Ana - Eu acho fundamental. A presença do psicólogo é importante porque um profissional bem fundamentado nessa discussão irá ajudar o professor a buscar soluções. Em uma situação de violência, uma atitude tem de ser tomada para resolver, mas também é preciso buscar as causas. A atitude não precisa ser imediata. É um grande equívoco do professor pensar que deve ser. Ele fica na frente da turma vendo aquela situação conflituosa e se vê impelido a fazer algo para manter sua autoridade. O professor precisa de suporte, ele está muito solitário. Não existe na escola um trabalho organizado de forma coletiva. Não podemos exigir do professor algo que ele não foi preparado para fazer. Não se pode achar que o professor é o responsável porque não tomou a atitude adequada. Ele não tomou porque ele não sabia o que fazer.

JC - Até que ponto jogos de videogame, filmes ou desenhos animados violentos podem influenciar na assimilação de práticas agressivas?

Ana - Há uma psicóloga chamada Maria Sílvia Rocha que fez uma pesquisa sobre isso. Ela mostrou que a criança separa muito bem as coisas, ela sabe determinar a atitude do vilão, a atitude de alguém que está fazendo algo errado e, portanto, sabe que isso não é modelo para ela. Comete-se um equívoco muito grande ao se achar que um programa de televisão pode influenciar tanto. É importante frisar, porém, que ele influencia menos do que se pensa, mas também não é inócuo.

JC - Como a sala de aula pode contribuir para a criação de uma cultura de paz?
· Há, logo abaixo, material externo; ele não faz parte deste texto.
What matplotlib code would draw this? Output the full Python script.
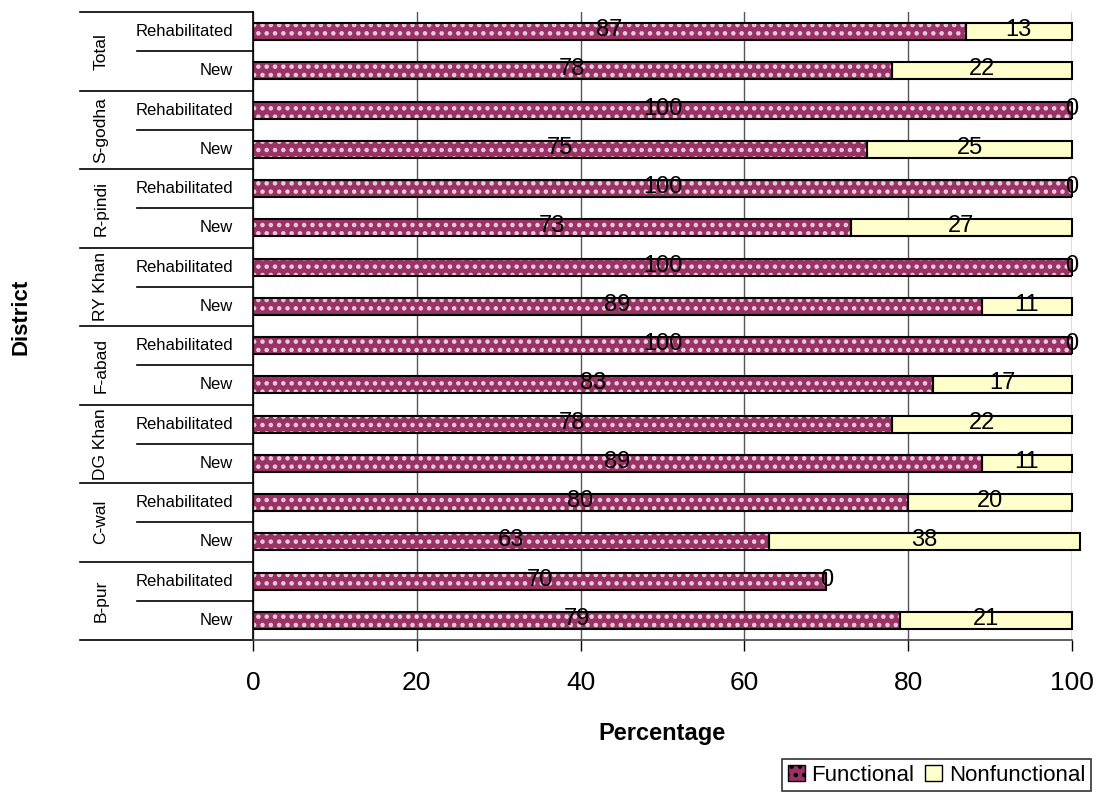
import numpy as np
import matplotlib
matplotlib.use('Agg')
import matplotlib.pyplot as plt
import matplotlib.transforms as mtrans
from matplotlib.patches import Patch

# data, bottom to top
districts = ['B-pur', 'C-wal', 'DG Khan', 'F-abad', 'RY Khan', 'R-pindi', 'S-godha', 'Total']
kinds = ['New', 'Rehabilitated']
functional = [79, 70, 63, 80, 89, 78, 83, 100, 89, 100, 73, 100, 75, 100, 78, 87]
nonfunctional = [21, 0, 38, 20, 11, 22, 17, 0, 11, 0, 27, 0, 25, 0, 22, 13]

plt.rcParams['font.family'] = ['Liberation Sans', 'DejaVu Sans']
plt.rcParams['hatch.linewidth'] = 2.0

fig = plt.figure(figsize=(10.98, 8.08), dpi=100)
ax = fig.add_axes([0.2304, 0.2079, 0.7459, 0.7772])

y = np.arange(len(functional))
h = 0.43
mag = '#993366'
yel = '#FFFFCC'

# functional bars: fill with white dots, then black outline
ax.barh(y, functional, height=h, color=mag, edgecolor='#eccbdc', hatch='..', linewidth=0, zorder=3)
ax.barh(y, functional, height=h, fill=False, edgecolor='black', linewidth=1.5, zorder=4)
ax.barh(y, nonfunctional, left=functional, height=h, color=yel, edgecolor='black',
        linewidth=1.5, zorder=3, clip_on=False)

for i in range(len(y)):
    f = functional[i]
    n = nonfunctional[i]
    ax.text(f / 2, y[i] + 0.04, str(f), ha='center', va='center', fontsize=17, zorder=5)
    ax.text(f + n / 2, y[i] + 0.04, str(n), ha='center', va='center', fontsize=17, zorder=5)

ax.set_xlim(0, 100)
ax.set_ylim(-0.5, len(y) - 0.5)
ax.set_xticks([0, 20, 40, 60, 80, 100])
ax.tick_params(axis='x', labelsize=19, length=8, pad=14, width=1)
ax.set_yticks([])
ax.grid(axis='x', color='#555555', linewidth=1, zorder=0)
ax.set_axisbelow(True)
for s in ['top', 'right']:
    ax.spines[s].set_visible(False)
ax.spines['left'].set_linewidth(1.2)
ax.spines['bottom'].set_linewidth(1.2)
ax.spines['bottom'].set_color('#444444')

# two-level category axis
tr = mtrans.blended_transform_factory(ax.transAxes, ax.transData)
x_out = -0.2112
x_in = -0.1416
for i in range(len(y)):
    ax.text(-0.0245, y[i], kinds[i % 2], transform=tr, ha='right', va='center', fontsize=12)
for j, d in enumerate(districts):
    ax.text(-0.186, 2 * j + 0.5, d, transform=tr, ha='center', va='center',
            rotation=90, fontsize=12.5)
    ax.plot([x_in, 0], [2 * j + 0.5, 2 * j + 0.5], transform=tr, color='black',
            linewidth=1.2, clip_on=False)
    ax.plot([x_out, 0], [2 * j - 0.5, 2 * j - 0.5], transform=tr, color='black',
            linewidth=1.2, clip_on=False)
ax.plot([x_out, 0], [len(y) - 0.5, len(y) - 0.5], transform=tr, color='black',
        linewidth=1.2, clip_on=False)

ax.set_xlabel('Percentage', fontsize=17, fontweight='bold', labelpad=20)
fig.text(0.019, 0.6077, 'District', rotation=90, ha='center', va='center',
         fontsize=16, fontweight='bold')

handles = [Patch(facecolor=mag, edgecolor='black', hatch='..', label='Functional'),
           Patch(facecolor=yel, edgecolor='black', label='Nonfunctional')]
leg = fig.legend(handles=handles, loc='center', bbox_to_anchor=(0.853, 0.0405), ncol=2,
                 fontsize=16, frameon=True, fancybox=False, edgecolor='black',
                 handlelength=0.75, handleheight=0.75, handletextpad=0.3,
                 columnspacing=0.5, borderpad=0.25)
leg.get_frame().set_linewidth(1.2)

fig.savefig('out.png', dpi=100)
Ana - A violência vem da incapacidade que o indivíduo tem de resolver um problema de um modo mais ajustado. Precisamos pensar em como essa violência está acontecendo. A discussão sobre conflitos necessariamente tem de acontecer na escola e em todos os espaços. Todos os professores têm de estar muito atentos ao que está ocorrendo nas relações interpessoais na sala de aula. O grande problema é que o professor não teve a oportunidade de fazer essa discussão.